Les écoles d’art et les formations en musique intègrent des modules dédiés aux outils génératifs, mais aussi à leurs enjeux éthiques. On y apprend non seulement à manier les logiciels, mais à questionner les données qui les nourrissent, les biais qu’ils véhiculent, les responsabilités qu’ils impliquent. L’éducation culturelle devient un lieu stratégique pour construire un usage critique et créatif de ces technologies.

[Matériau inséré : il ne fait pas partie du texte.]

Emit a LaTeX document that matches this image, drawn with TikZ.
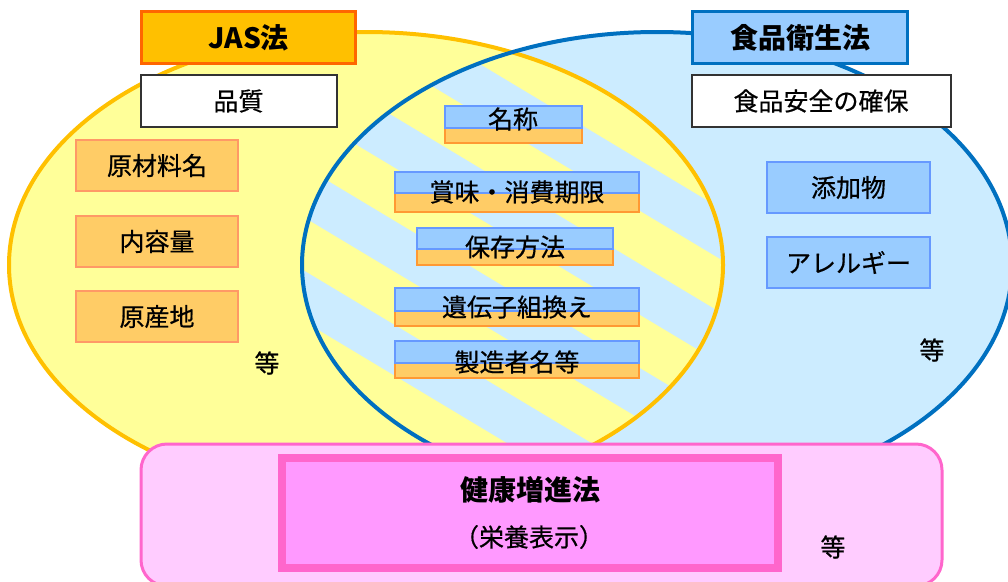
\documentclass[tikz,border=0pt]{standalone}
\usepackage{fontspec}
\setmainfont{Noto Sans CJK JP}
\newfontfamily\medjp{Noto Sans CJK JP}[FakeBold=0.6]
\definecolor{yelFill}{HTML}{FFFF99}
\definecolor{yelLine}{HTML}{FFC000}
\definecolor{bluFill}{HTML}{CCECFF}
\definecolor{bluLine}{HTML}{0070C0}
\definecolor{jasFill}{HTML}{FFC000}
\definecolor{jasLine}{HTML}{FF6600}
\definecolor{hygFill}{HTML}{99CCFF}
\definecolor{oBoxFill}{HTML}{FFCC66}
\definecolor{oBoxLine}{HTML}{FF9966}
\definecolor{oBotLine}{HTML}{FF9933}
\definecolor{bBoxFill}{HTML}{99CCFF}
\definecolor{bBoxLine}{HTML}{6699FF}
\definecolor{pinkFill}{HTML}{FFCCFF}
\definecolor{pinkLine}{HTML}{FF66CC}
\definecolor{pinkIn}{HTML}{FF99FF}
\definecolor{darkLine}{HTML}{333333}
\begin{document}
\begin{tikzpicture}[x=1pt,y=-1pt,
  txt/.style={font=\medjp\fontsize{25}{30}\selectfont, inner sep=0pt},
  ttl/.style={font=\fontsize{28}{32}\selectfont\bfseries, inner sep=0pt},
  obox/.style={draw=oBoxLine, fill=oBoxFill, line width=2pt, minimum width=162pt, minimum height=51pt, inner sep=0pt, font=\medjp\fontsize{25}{30}\selectfont},
  bbox/.style={draw=bBoxLine, fill=bBoxFill, line width=2pt, minimum width=163pt, minimum height=51pt, inner sep=0pt, font=\medjp\fontsize{25}{30}\selectfont},
  wbox/.style={draw=darkLine, fill=white, line width=2pt, minimum height=52pt, inner sep=0pt, font=\medjp\fontsize{25}{30}\selectfont},
  ctop/.style={draw=bBoxLine, fill=bBoxFill, line width=2pt, inner sep=0pt},
  cbot/.style={draw=oBotLine, fill=oBoxFill, line width=2pt, inner sep=0pt}
]
\useasboundingbox (0,0) rectangle (1008,581);
% ellipses fills
\fill[yelFill] (366,265) ellipse [x radius=357pt, y radius=233pt];
\fill[bluFill] (657,265) ellipse [x radius=355pt, y radius=233pt];
% striped intersection
\begin{scope}
  \clip (366,265) ellipse [x radius=357pt, y radius=233pt];
  \clip (657,265) ellipse [x radius=355pt, y radius=233pt];
  \foreach \k in {-5,...,4} {
    \fill[yelFill] (250,{0.6*250+35+104*\k}) -- (800,{0.6*800+35+104*\k})
      -- (800,{0.6*800+88+104*\k}) -- (250,{0.6*250+88+104*\k}) -- cycle;
  }
\end{scope}
% ellipse borders
\draw[yelLine, line width=4pt] (366,265) ellipse [x radius=357pt, y radius=233pt];
\draw[bluLine, line width=4pt] (657,265) ellipse [x radius=355pt, y radius=233pt];
% titles
\node[draw=jasLine, fill=jasFill, line width=3.5pt, minimum width=214pt, minimum height=52pt, inner sep=0pt] (jas) at (248.5,37.5) {};
\node[ttl] (jasT) at (248.5,38) {JAS法};
\node[wbox, minimum width=196pt] (quality) at (238.5,101) {品質};
\node[draw=bluLine, fill=hygFill, line width=3.5pt, minimum width=215pt, minimum height=52pt, inner sep=0pt] (hyg) at (800,37.5) {};
\node[ttl] (hygT) at (800,38) {食品衛生法};
\node[wbox, minimum width=259pt] (safety) at (821,101) {食品安全の確保};
% left items
\node[obox] (genzai) at (157,165.5) {原材料名};
\node[obox] (naiyo) at (157,241.5) {内容量};
\node[obox] (gensan) at (157,316.5) {原産地};
\node[txt] (etcL) at (267,363) {等};
% right items
\node[bbox] (tenka) at (848.5,187.5) {添加物};
\node[bbox] (allergy) at (848.5,262.5) {アレルギー};
\node[txt] (etcR) at (932,350) {等};
% center items
\node[cbot, minimum width=137pt, minimum height=26pt] (c1b) at (513.5,130) {};
\node[ctop, minimum width=137pt, minimum height=22pt] (c1t) at (513.5,117) {};
\node[txt] (c1) at (513,119) {名称};
\node[cbot, minimum width=244pt, minimum height=30pt] (c2b) at (517,197) {};
\node[ctop, minimum width=244pt, minimum height=21pt] (c2t) at (517,182.5) {};
\node[txt] (c2) at (517,192) {賞味・消費期限};
\node[cbot, minimum width=196pt, minimum height=27pt] (c3b) at (515,251.5) {};
\node[ctop, minimum width=196pt, minimum height=21pt] (c3t) at (515,238.5) {};
\node[txt] (c3) at (515,247) {保存方法};
\node[cbot, minimum width=244pt, minimum height=28pt] (c4b) at (517,312) {};
\node[ctop, minimum width=244pt, minimum height=23pt] (c4t) at (517,299.5) {};
\node[txt] (c4) at (517,307) {遺伝子組換え};
\node[cbot, minimum width=244pt, minimum height=27pt] (c5b) at (517,364.5) {};
\node[ctop, minimum width=244pt, minimum height=22pt] (c5t) at (517,352) {};
\node[txt] (c5) at (517,362) {製造者名等};
% health promotion
\draw[pinkLine, fill=pinkFill, line width=3pt, rounded corners=26pt] (141,444) rectangle (942,586);
\node[draw=pinkLine, fill=pinkIn, line width=8pt, minimum width=496pt, minimum height=110pt, inner sep=0pt] (health) at (530,513) {};
\node[ttl] (healthT) at (530,490) {健康増進法};
\node[txt] (nutri) at (529,537) {（栄養表示）};
\node[txt] (etcB) at (833,547) {等};
\end{tikzpicture}
\end{document}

De plus en plus de festivals consacrent des sections entières aux œuvres hybrides, à la croisée de l’art numérique, du spectacle vivant et de la performance audiovisuelle. Ces espaces expérimentaux offrent aux artistes la possibilité de tester de nouveaux formats, et au public celle de vivre, in situ, l’expérience d’une création partagée entre humains et machines.

Vers une nouvelle définition de l’artiste à l’ère de l’IA

Ce qui se joue, au fond, dépasse la simple adoption d’outils technologiques : c’est la redéfinition même de la figure de l’artiste. À l’époque où la technique de l’huile ou l’invention de la photographie ont transformé les pratiques picturales, les créateurs ont dû repenser leur place. Aujourd’hui, l’IA impose un nouveau déplacement.

L’artiste devient de plus en plus :

  • Un chef d’orchestre, qui compose avec des agents multiples (humains, logiciels, bases de données, capteurs…).
  • Un curateur de données, qui choisit et critique les corpus sur lesquels il s’appuie.
  • Un designer de processus, qui imagine les interactions entre publics, œuvres et systèmes intelligents.

Dans ce paysage mouvant, une chose reste constante : le besoin de sens. Les outils changeront, les algorithmes se perfectionneront, mais la question centrale demeurera : quelle expérience voulons-nous offrir, quel récit souhaitons-nous porter, quelle émotion cherchons-nous à partager ?

À l’heure où l’intelligence artificielle devient muse, le véritable enjeu culturel n’est peut-être pas de savoir si la machine peut créer, mais plutôt de décider collectivement quel type de création nous voulons encourager. Les artistes, les institutions, le public ont ici une responsabilité commune : faire de ces technologies non pas une fin en soi, mais un moyen d’élargir encore le champ du sensible, de la pensée et du rêve.